## START

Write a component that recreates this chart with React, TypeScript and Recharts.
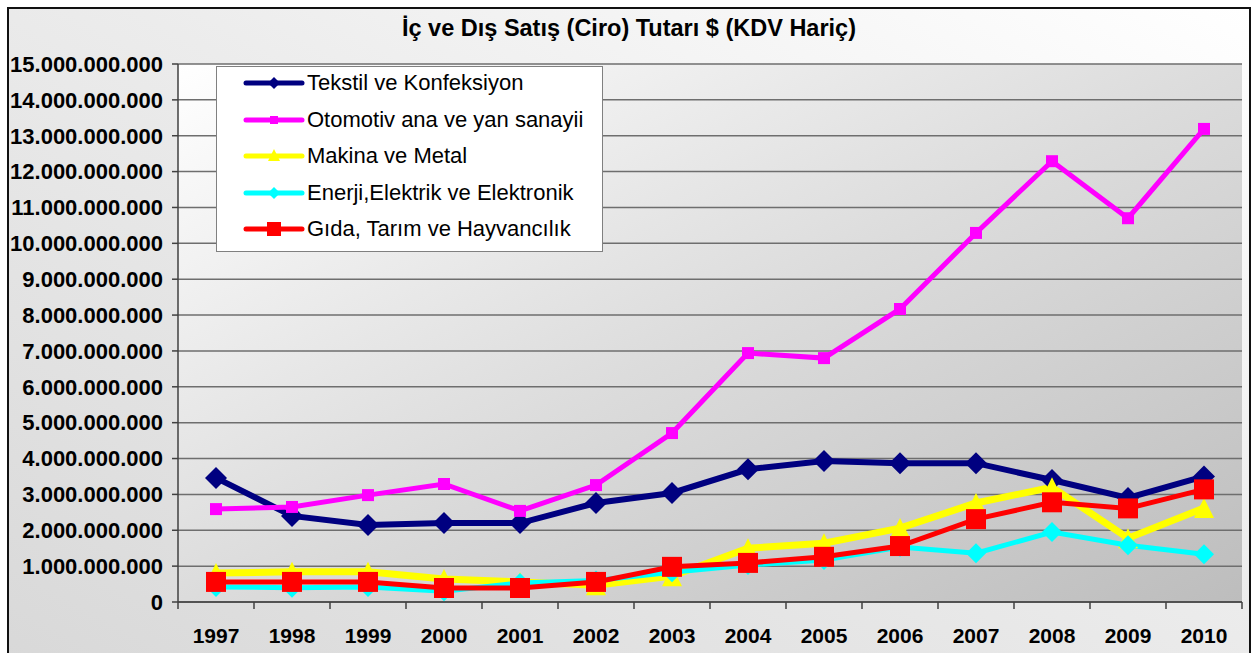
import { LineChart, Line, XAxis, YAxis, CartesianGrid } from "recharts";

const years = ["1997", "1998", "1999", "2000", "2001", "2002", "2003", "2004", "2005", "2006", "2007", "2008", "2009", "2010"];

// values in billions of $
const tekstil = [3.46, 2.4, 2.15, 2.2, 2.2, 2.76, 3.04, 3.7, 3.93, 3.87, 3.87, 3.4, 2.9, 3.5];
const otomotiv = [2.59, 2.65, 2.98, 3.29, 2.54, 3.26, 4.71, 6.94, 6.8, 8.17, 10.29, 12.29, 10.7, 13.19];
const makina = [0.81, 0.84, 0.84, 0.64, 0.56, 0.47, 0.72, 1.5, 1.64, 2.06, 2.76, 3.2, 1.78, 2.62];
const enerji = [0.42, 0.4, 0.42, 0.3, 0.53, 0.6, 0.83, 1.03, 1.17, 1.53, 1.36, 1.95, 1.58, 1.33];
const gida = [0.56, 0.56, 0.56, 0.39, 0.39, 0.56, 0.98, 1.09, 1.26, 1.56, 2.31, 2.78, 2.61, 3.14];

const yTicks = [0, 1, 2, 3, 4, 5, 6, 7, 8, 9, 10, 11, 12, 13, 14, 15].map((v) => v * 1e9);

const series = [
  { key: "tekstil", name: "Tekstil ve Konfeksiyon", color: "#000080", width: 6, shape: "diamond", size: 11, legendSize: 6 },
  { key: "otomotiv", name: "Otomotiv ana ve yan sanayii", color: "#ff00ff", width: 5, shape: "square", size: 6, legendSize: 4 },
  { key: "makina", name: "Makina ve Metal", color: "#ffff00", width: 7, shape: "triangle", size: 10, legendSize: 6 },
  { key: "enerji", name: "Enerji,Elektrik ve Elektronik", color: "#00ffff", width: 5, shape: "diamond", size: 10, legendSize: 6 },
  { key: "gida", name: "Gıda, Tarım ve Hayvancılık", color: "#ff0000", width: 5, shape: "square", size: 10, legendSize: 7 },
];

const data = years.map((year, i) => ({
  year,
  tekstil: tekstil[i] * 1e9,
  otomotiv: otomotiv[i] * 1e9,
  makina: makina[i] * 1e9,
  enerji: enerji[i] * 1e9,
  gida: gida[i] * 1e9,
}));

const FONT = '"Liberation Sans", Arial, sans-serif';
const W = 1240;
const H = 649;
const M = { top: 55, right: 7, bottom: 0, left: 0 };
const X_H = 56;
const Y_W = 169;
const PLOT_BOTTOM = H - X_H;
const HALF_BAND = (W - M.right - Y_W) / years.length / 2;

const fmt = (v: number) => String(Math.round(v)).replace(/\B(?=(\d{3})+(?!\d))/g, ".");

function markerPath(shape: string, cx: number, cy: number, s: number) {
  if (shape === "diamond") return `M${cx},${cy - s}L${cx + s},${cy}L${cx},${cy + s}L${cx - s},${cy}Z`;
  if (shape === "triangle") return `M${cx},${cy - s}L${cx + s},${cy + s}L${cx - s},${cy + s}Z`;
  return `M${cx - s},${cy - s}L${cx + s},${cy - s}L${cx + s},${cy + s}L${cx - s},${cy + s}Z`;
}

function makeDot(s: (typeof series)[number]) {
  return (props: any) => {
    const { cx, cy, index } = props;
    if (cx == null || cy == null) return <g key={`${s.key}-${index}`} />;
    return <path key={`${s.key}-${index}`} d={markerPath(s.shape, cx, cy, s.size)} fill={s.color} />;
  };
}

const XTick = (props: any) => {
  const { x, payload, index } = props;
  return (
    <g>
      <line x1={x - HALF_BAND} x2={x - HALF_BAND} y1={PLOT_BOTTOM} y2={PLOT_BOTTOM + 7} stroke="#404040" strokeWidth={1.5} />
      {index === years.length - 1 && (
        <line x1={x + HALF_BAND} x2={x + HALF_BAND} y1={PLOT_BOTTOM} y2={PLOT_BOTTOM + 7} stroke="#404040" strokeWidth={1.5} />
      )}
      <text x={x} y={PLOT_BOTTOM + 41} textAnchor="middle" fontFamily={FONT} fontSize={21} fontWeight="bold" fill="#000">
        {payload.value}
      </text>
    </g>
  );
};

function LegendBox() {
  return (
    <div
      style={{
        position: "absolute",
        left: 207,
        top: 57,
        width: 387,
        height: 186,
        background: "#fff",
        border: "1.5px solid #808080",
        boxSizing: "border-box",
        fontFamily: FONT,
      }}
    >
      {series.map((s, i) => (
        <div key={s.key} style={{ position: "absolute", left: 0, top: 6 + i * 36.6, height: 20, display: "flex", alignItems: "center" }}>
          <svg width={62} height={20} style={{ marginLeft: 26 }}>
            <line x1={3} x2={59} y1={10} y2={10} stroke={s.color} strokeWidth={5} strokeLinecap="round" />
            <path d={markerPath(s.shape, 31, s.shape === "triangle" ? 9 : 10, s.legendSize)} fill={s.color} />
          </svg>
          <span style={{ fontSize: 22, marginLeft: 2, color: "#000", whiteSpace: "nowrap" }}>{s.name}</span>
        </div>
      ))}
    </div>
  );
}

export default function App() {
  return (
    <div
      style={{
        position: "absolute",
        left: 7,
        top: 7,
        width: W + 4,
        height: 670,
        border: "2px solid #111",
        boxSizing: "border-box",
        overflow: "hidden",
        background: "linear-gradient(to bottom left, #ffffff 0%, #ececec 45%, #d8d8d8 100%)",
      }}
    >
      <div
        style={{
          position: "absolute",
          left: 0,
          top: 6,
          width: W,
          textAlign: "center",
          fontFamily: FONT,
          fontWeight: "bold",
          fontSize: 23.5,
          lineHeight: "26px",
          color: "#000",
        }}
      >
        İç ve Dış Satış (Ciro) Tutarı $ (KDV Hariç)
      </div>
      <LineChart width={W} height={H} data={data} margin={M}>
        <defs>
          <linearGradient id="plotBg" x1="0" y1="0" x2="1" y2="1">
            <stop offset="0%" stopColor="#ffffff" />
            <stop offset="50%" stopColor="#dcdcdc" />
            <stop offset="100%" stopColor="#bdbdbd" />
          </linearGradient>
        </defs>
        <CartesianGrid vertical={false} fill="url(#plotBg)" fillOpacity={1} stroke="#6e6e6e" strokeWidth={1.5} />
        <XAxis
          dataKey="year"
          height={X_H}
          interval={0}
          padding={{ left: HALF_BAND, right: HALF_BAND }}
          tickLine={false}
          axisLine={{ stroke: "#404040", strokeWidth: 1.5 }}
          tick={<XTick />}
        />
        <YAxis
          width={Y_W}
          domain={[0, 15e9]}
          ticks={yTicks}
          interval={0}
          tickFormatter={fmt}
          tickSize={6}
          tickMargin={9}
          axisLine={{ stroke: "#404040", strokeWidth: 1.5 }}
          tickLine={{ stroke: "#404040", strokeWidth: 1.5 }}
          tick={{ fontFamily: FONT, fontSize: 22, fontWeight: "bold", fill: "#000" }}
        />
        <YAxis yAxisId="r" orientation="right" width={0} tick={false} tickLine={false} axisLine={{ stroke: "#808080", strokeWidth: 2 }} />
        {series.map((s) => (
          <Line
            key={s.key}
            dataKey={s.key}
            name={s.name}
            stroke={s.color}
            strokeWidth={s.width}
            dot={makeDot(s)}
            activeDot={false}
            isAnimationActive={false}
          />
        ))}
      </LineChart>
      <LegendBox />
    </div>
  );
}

## END

Using the material above, return every line exactly as it appears, minus the pictures.

FINISHED ANSWER –
Write a component that recreates this chart with React, TypeScript and Recharts.
import { LineChart, Line, XAxis, YAxis, CartesianGrid } from "recharts";

const years = ["1997", "1998", "1999", "2000", "2001", "2002", "2003", "2004", "2005", "2006", "2007", "2008", "2009", "2010"];

// values in billions of $
const tekstil = [3.46, 2.4, 2.15, 2.2, 2.2, 2.76, 3.04, 3.7, 3.93, 3.87, 3.87, 3.4, 2.9, 3.5];
const otomotiv = [2.59, 2.65, 2.98, 3.29, 2.54, 3.26, 4.71, 6.94, 6.8, 8.17, 10.29, 12.29, 10.7, 13.19];
const makina = [0.81, 0.84, 0.84, 0.64, 0.56, 0.47, 0.72, 1.5, 1.64, 2.06, 2.76, 3.2, 1.78, 2.62];
const enerji = [0.42, 0.4, 0.42, 0.3, 0.53, 0.6, 0.83, 1.03, 1.17, 1.53, 1.36, 1.95, 1.58, 1.33];
const gida = [0.56, 0.56, 0.56, 0.39, 0.39, 0.56, 0.98, 1.09, 1.26, 1.56, 2.31, 2.78, 2.61, 3.14];

const yTicks = [0, 1, 2, 3, 4, 5, 6, 7, 8, 9, 10, 11, 12, 13, 14, 15].map((v) => v * 1e9);

const series = [
  { key: "tekstil", name: "Tekstil ve Konfeksiyon", color: "#000080", width: 6, shape: "diamond", size: 11, legendSize: 6 },
  { key: "otomotiv", name: "Otomotiv ana ve yan sanayii", color: "#ff00ff", width: 5, shape: "square", size: 6, legendSize: 4 },
  { key: "makina", name: "Makina ve Metal", color: "#ffff00", width: 7, shape: "triangle", size: 10, legendSize: 6 },
  { key: "enerji", name: "Enerji,Elektrik ve Elektronik", color: "#00ffff", width: 5, shape: "diamond", size: 10, legendSize: 6 },
  { key: "gida", name: "Gıda, Tarım ve Hayvancılık", color: "#ff0000", width: 5, shape: "square", size: 10, legendSize: 7 },
];

const data = years.map((year, i) => ({
  year,
  tekstil: tekstil[i] * 1e9,
  otomotiv: otomotiv[i] * 1e9,
  makina: makina[i] * 1e9,
  enerji: enerji[i] * 1e9,
  gida: gida[i] * 1e9,
}));

const FONT = '"Liberation Sans", Arial, sans-serif';
const W = 1240;
const H = 649;
const M = { top: 55, right: 7, bottom: 0, left: 0 };
const X_H = 56;
const Y_W = 169;
const PLOT_BOTTOM = H - X_H;
const HALF_BAND = (W - M.right - Y_W) / years.length / 2;

const fmt = (v: number) => String(Math.round(v)).replace(/\B(?=(\d{3})+(?!\d))/g, ".");

function markerPath(shape: string, cx: number, cy: number, s: number) {
  if (shape === "diamond") return `M${cx},${cy - s}L${cx + s},${cy}L${cx},${cy + s}L${cx - s},${cy}Z`;
  if (shape === "triangle") return `M${cx},${cy - s}L${cx + s},${cy + s}L${cx - s},${cy + s}Z`;
  return `M${cx - s},${cy - s}L${cx + s},${cy - s}L${cx + s},${cy + s}L${cx - s},${cy + s}Z`;
}

function makeDot(s: (typeof series)[number]) {
  return (props: any) => {
    const { cx, cy, index } = props;
    if (cx == null || cy == null) return <g key={`${s.key}-${index}`} />;
    return <path key={`${s.key}-${index}`} d={markerPath(s.shape, cx, cy, s.size)} fill={s.color} />;
  };
}

const XTick = (props: any) => {
  const { x, payload, index } = props;
  return (
    <g>
      <line x1={x - HALF_BAND} x2={x - HALF_BAND} y1={PLOT_BOTTOM} y2={PLOT_BOTTOM + 7} stroke="#404040" strokeWidth={1.5} />
      {index === years.length - 1 && (
        <line x1={x + HALF_BAND} x2={x + HALF_BAND} y1={PLOT_BOTTOM} y2={PLOT_BOTTOM + 7} stroke="#404040" strokeWidth={1.5} />
      )}
      <text x={x} y={PLOT_BOTTOM + 41} textAnchor="middle" fontFamily={FONT} fontSize={21} fontWeight="bold" fill="#000">
        {payload.value}
      </text>
    </g>
  );
};

function LegendBox() {
  return (
    <div
      style={{
        position: "absolute",
        left: 207,
        top: 57,
        width: 387,
        height: 186,
        background: "#fff",
        border: "1.5px solid #808080",
        boxSizing: "border-box",
        fontFamily: FONT,
      }}
    >
      {series.map((s, i) => (
        <div key={s.key} style={{ position: "absolute", left: 0, top: 6 + i * 36.6, height: 20, display: "flex", alignItems: "center" }}>
          <svg width={62} height={20} style={{ marginLeft: 26 }}>
            <line x1={3} x2={59} y1={10} y2={10} stroke={s.color} strokeWidth={5} strokeLinecap="round" />
            <path d={markerPath(s.shape, 31, s.shape === "triangle" ? 9 : 10, s.legendSize)} fill={s.color} />
          </svg>
          <span style={{ fontSize: 22, marginLeft: 2, color: "#000", whiteSpace: "nowrap" }}>{s.name}</span>
        </div>
      ))}
    </div>
  );
}

export default function App() {
  return (
    <div
      style={{
        position: "absolute",
        left: 7,
        top: 7,
        width: W + 4,
        height: 670,
        border: "2px solid #111",
        boxSizing: "border-box",
        overflow: "hidden",
        background: "linear-gradient(to bottom left, #ffffff 0%, #ececec 45%, #d8d8d8 100%)",
      }}
    >
      <div
        style={{
          position: "absolute",
          left: 0,
          top: 6,
          width: W,
          textAlign: "center",
          fontFamily: FONT,
          fontWeight: "bold",
          fontSize: 23.5,
          lineHeight: "26px",
          color: "#000",
        }}
      >
        İç ve Dış Satış (Ciro) Tutarı $ (KDV Hariç)
      </div>
      <LineChart width={W} height={H} data={data} margin={M}>
        <defs>
          <linearGradient id="plotBg" x1="0" y1="0" x2="1" y2="1">
            <stop offset="0%" stopColor="#ffffff" />
            <stop offset="50%" stopColor="#dcdcdc" />
            <stop offset="100%" stopColor="#bdbdbd" />
          </linearGradient>
        </defs>
        <CartesianGrid vertical={false} fill="url(#plotBg)" fillOpacity={1} stroke="#6e6e6e" strokeWidth={1.5} />
        <XAxis
          dataKey="year"
          height={X_H}
          interval={0}
          padding={{ left: HALF_BAND, right: HALF_BAND }}
          tickLine={false}
          axisLine={{ stroke: "#404040", strokeWidth: 1.5 }}
          tick={<XTick />}
        />
        <YAxis
          width={Y_W}
          domain={[0, 15e9]}
          ticks={yTicks}
          interval={0}
          tickFormatter={fmt}
          tickSize={6}
          tickMargin={9}
          axisLine={{ stroke: "#404040", strokeWidth: 1.5 }}
          tickLine={{ stroke: "#404040", strokeWidth: 1.5 }}
          tick={{ fontFamily: FONT, fontSize: 22, fontWeight: "bold", fill: "#000" }}
        />
        <YAxis yAxisId="r" orientation="right" width={0} tick={false} tickLine={false} axisLine={{ stroke: "#808080", strokeWidth: 2 }} />
        {series.map((s) => (
          <Line
            key={s.key}
            dataKey={s.key}
            name={s.name}
            stroke={s.color}
            strokeWidth={s.width}
            dot={makeDot(s)}
            activeDot={false}
            isAnimationActive={false}
          />
        ))}
      </LineChart>
      <LegendBox />
    </div>
  );
}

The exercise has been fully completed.